Murder complicates the lives of future cookbook writer Julia Child’s friends in 1949 Paris.
Julia has a mayonnaise problem. Although her cuisine runs rings around that of her half-French friend Tabitha Knight, who’s left her work at an American bomber plant to give French lessons to relocated fellow citizens, her mayonnaise remains stubbornly on-again, off-again. She and Tabitha are distracted from this existential dilemma by the discovery of a corpse stabbed to death in their building’s cellar. To her considerable discomfort, Tabitha recognizes the body as that of Thérèse Lognon, an attendee at a party given the night before by Julia’s younger sister, Dorothy, for her colleagues in the American Club Theater, whose current production of And Then There Were None at the Théâtre Monceau featured Thérèse checking garments in the cloakroom.

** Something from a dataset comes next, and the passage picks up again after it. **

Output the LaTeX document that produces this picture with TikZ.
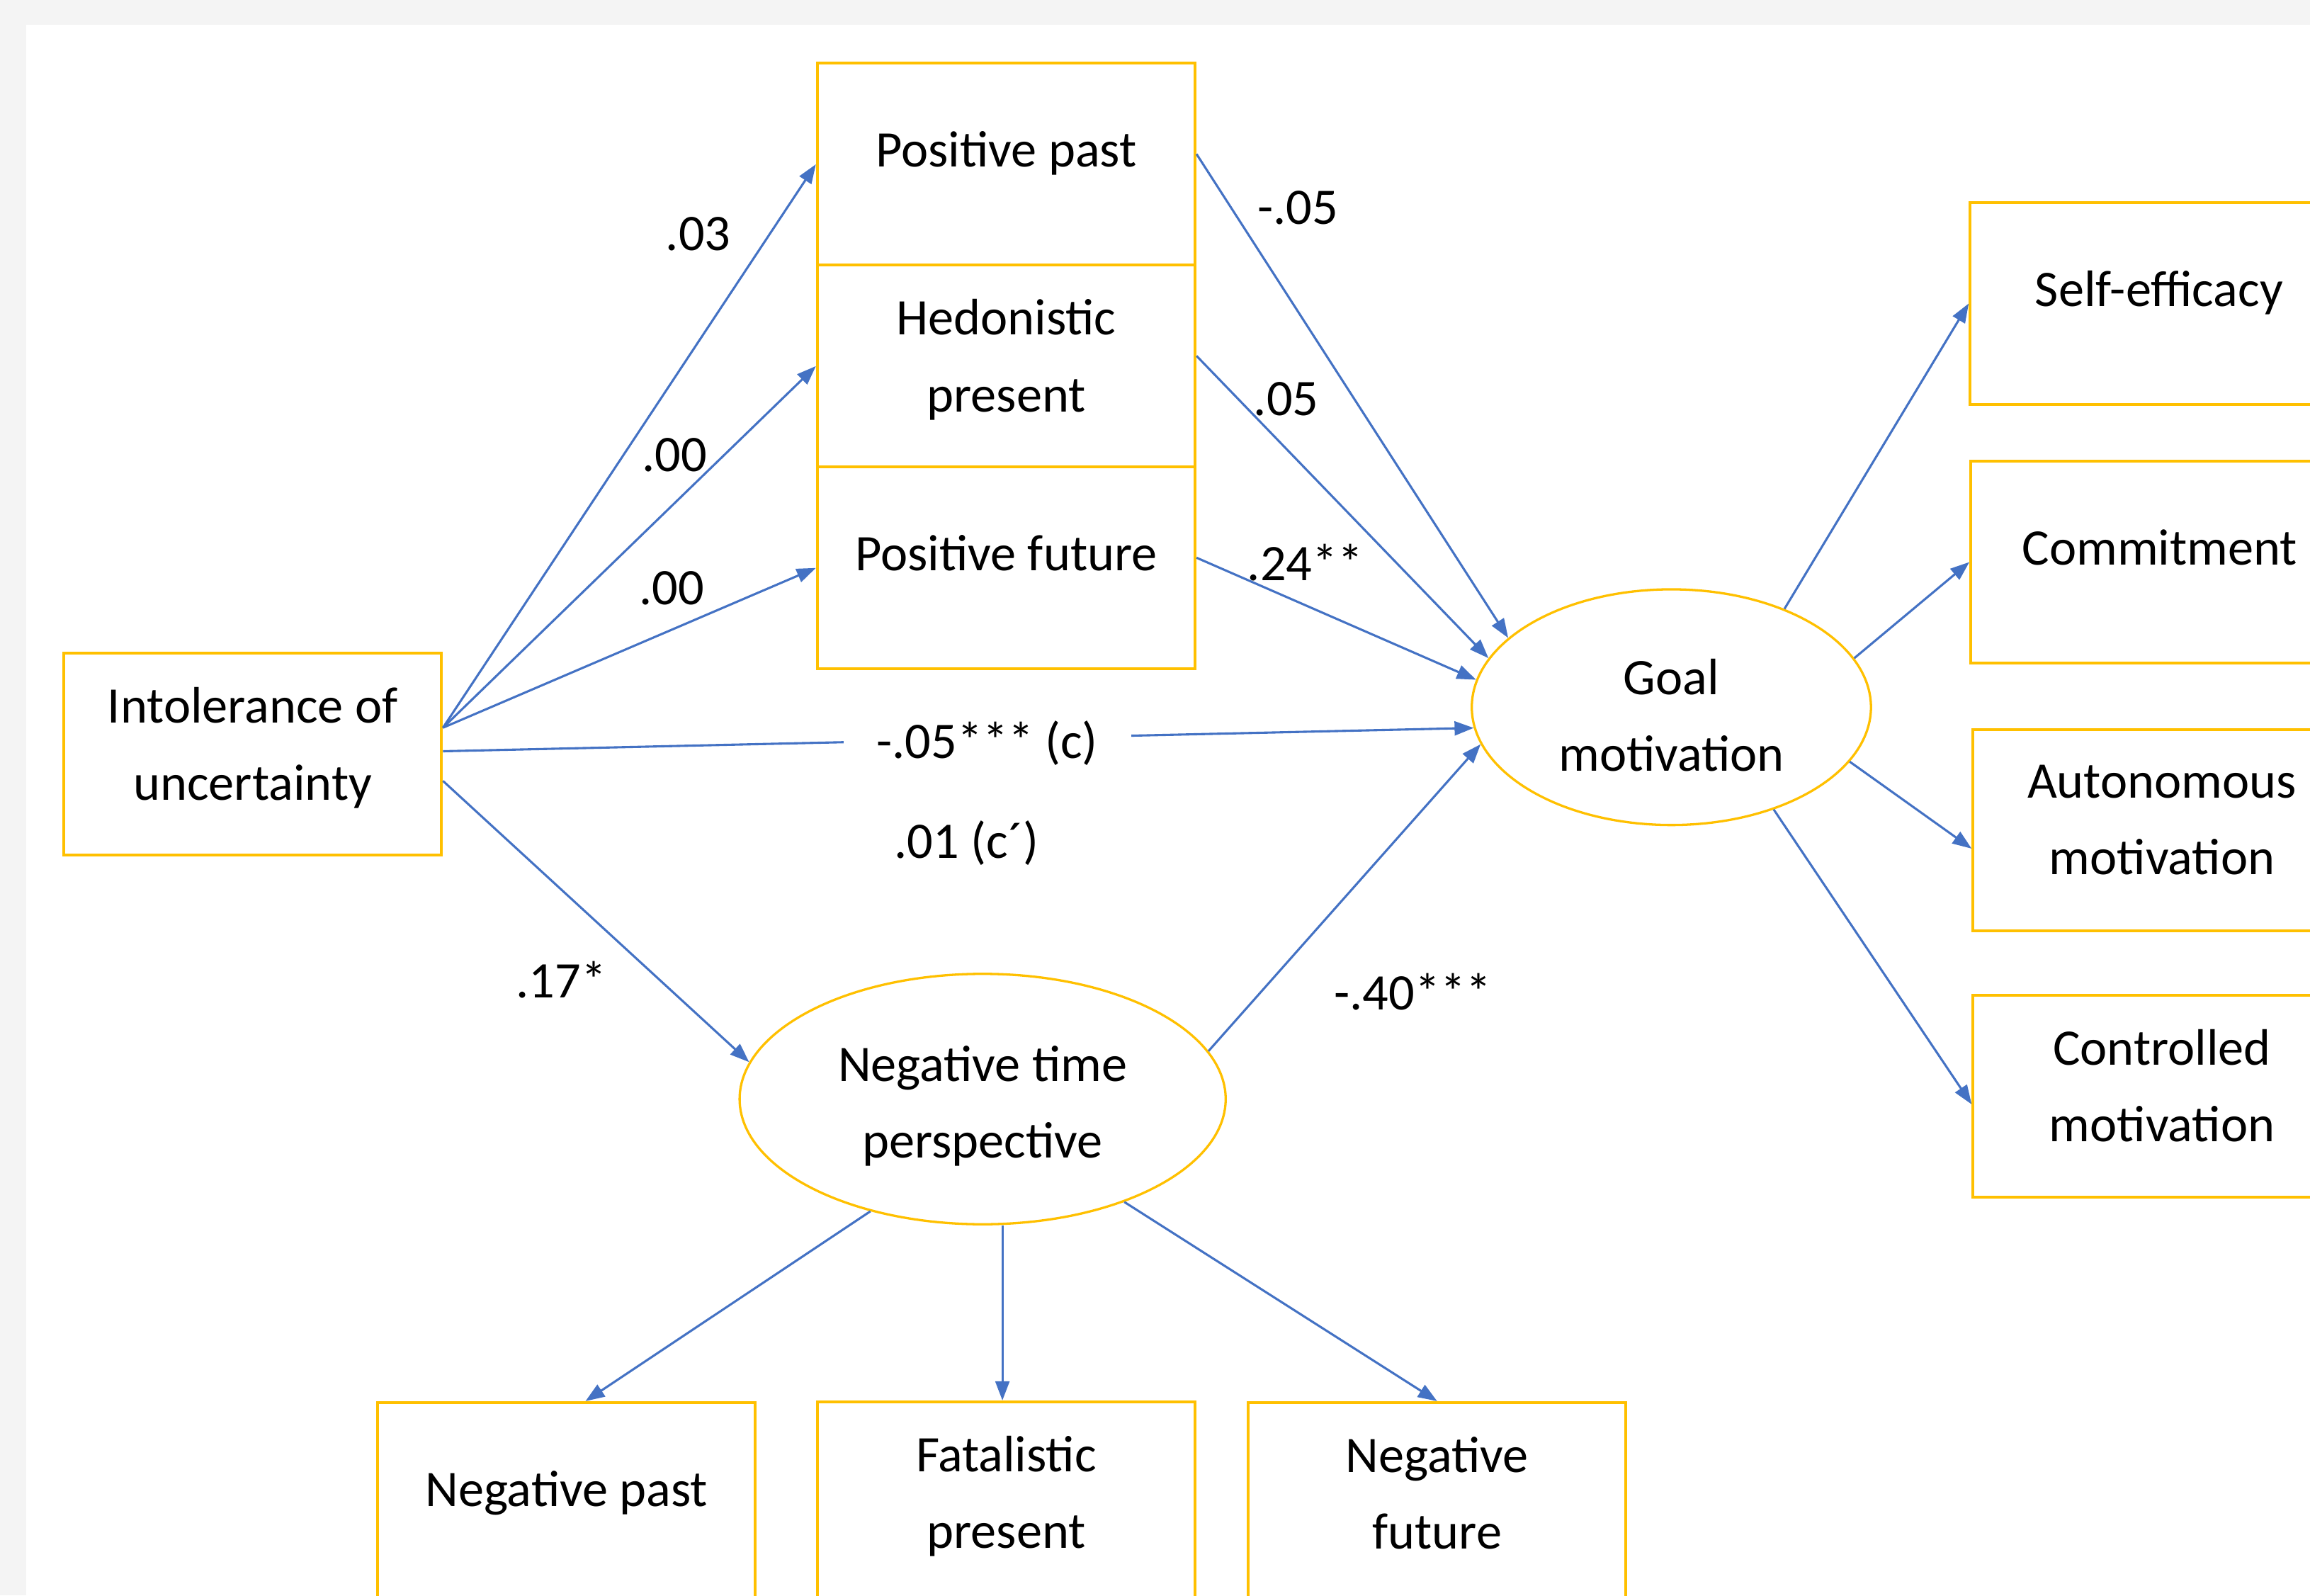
\documentclass[tikz,border=0pt]{standalone}
\usepackage{fontspec}
\setmainfont{Carlito}
\usetikzlibrary{arrows.meta,shapes.geometric,calc}
\definecolor{boxc}{HTML}{FFC000}
\definecolor{arrc}{HTML}{4472C4}
\definecolor{bgc}{HTML}{F4F4F4}
\begin{document}
\begin{tikzpicture}[x=0.02cm,y=-0.02cm,
  every node/.style={font=\fontsize{19.8pt}{29.6pt}\selectfont, text=black},
  box/.style={draw=boxc, line width=1.1pt, fill=white, minimum width=5.13cm, minimum height=2.74cm, align=center, inner sep=0pt, text depth=11.6pt},
  box2/.style={box, text depth=8.2pt},
  lat/.style={ellipse, draw=boxc, line width=0.9pt, fill=white, align=center, inner sep=0pt},
  arr/.style={draw=arrc, line width=0.85pt, -{Triangle[length=0.26cm,width=0.19cm]}}
]
\fill[bgc] (0,0) rectangle (1568,1083);
\fill[white] (18,17) rectangle (1568,1083);
\useasboundingbox (0,0) rectangle (1568,1083);

\node[box] (PP) at (683,111.5) {Positive past};
\node[box2] (HP) at (683,248.5) {Hedonistic\\present};
\node[box] (PF) at (683,385.5) {Positive future};
\node[box2] (IU) at (171.5,512) {Intolerance of\\uncertainty};
\node[lat, minimum width=5.42cm, minimum height=3.2cm, text height=49.5pt, text depth=0pt] (GM) at (1134.5,480) {Goal\\motivation};
\node[lat, minimum width=6.6cm, minimum height=3.4cm, text height=45.5pt, text depth=0pt] (NT) at (667,746) {Negative time\\perspective};
\node[box] (SE) at (1465.5,206) {Self-efficacy};
\node[box] (CM) at (1466,381.5) {Commitment};
\node[box2] (AM) at (1467.5,563.5) {Autonomous\\motivation};
\node[box2] (CO) at (1467.5,744) {Controlled\\motivation};
\node[box] (NP) at (384.5,1020.5) {Negative past};
\node[box2] (FP) at (683,1020) {Fatalistic\\present};
\node[box2] (NF) at (975.5,1020.5) {Negative\\future};

\coordinate (fpn) at ($(FP.north west)!0.49!(FP.north east)$);

\draw[arr] ($(IU.north east)!0.37!(IU.south east)$) -- (PP.west);
\draw[arr] ($(IU.north east)!0.37!(IU.south east)$) -- (HP.west);
\draw[arr] ($(IU.north east)!0.37!(IU.south east)$) -- (PF.west);
\draw[arr] ($(IU.north east)!0.485!(IU.south east)$) -- (GM.186.6) node[pos=0.528, fill=white, inner xsep=0.45cm, inner ysep=2pt, yshift=-0.06cm] (lc) {-.05*** (c)};
\draw[arr] ($(IU.north east)!0.63!(IU.south east)$) -- (NT.171.6);
\draw[arr] (NT.12.1) -- (GM.191.2);
\draw[arr] ($(PP.north east)!0.45!(PP.south east)$) -- (GM.157.8);
\draw[arr] ($(HP.north east)!0.45!(HP.south east)$) -- (GM.165.8);
\draw[arr] ($(PF.north east)!0.45!(PF.south east)$) -- (GM.172.4);
\draw[arr] (GM.41.7) -- (SE.west);
\draw[arr] (GM.15.2) -- (CM.west);
\draw[arr] (GM.-17.9) -- ($(AM.north west)!0.59!(AM.south west)$);
\draw[arr] (GM.-45.6) -- ($(CO.north west)!0.54!(CO.south west)$);
\draw[arr] (NT.225) -- ($(NP.north west)!0.55!(NP.north east)$);
\draw[arr] (fpn |- NT.south) -- (fpn);
\draw[arr] (NT.-36) -- (NF.north);

\node (l1) at (474,159) {.03};
\node (l2) at (458,309) {.00};
\node (l3) at (456,399) {.00};
\node (l4) at (881,141) {-.05};
\node (l5) at (873,271) {.05};
\node (l6) at (886,382) {.24**};
\node (l7) at (656,572) {.01 (c´)};
\node (l8) at (381,665) {.17*};
\node (l9) at (959,673) {-.40***};
\end{tikzpicture}
\end{document}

The leading suspects all have more prominent roles in the production: Thad Whiting as sound and lighting designer, Johnny Cantrell as stage manager and set designer, and Neil Kingsley as ill-fated character Philip Lombard. Tabitha’s informal but highly irregular investigations, which motivate a near-fatal collision between her bicycle and a car that speeds away, bring her up so often against Inspecteur Étienne Merveille that it’s a wonder she’s still walking around free when the killer claims a second victim. Though she’s no great shakes as a detective, Tabitha is miles ahead of Merveille in tying the two deaths to a timely but unconvincing Russian spy ring. Throughout it all, Child remains as serenely marginal and undeveloped a character as Agatha Christie was in Cambridge’s A Trace of Poison (2022), though she does eventually solve that mayonnaise problem.
A subdued period piece that never lives up to its promising title.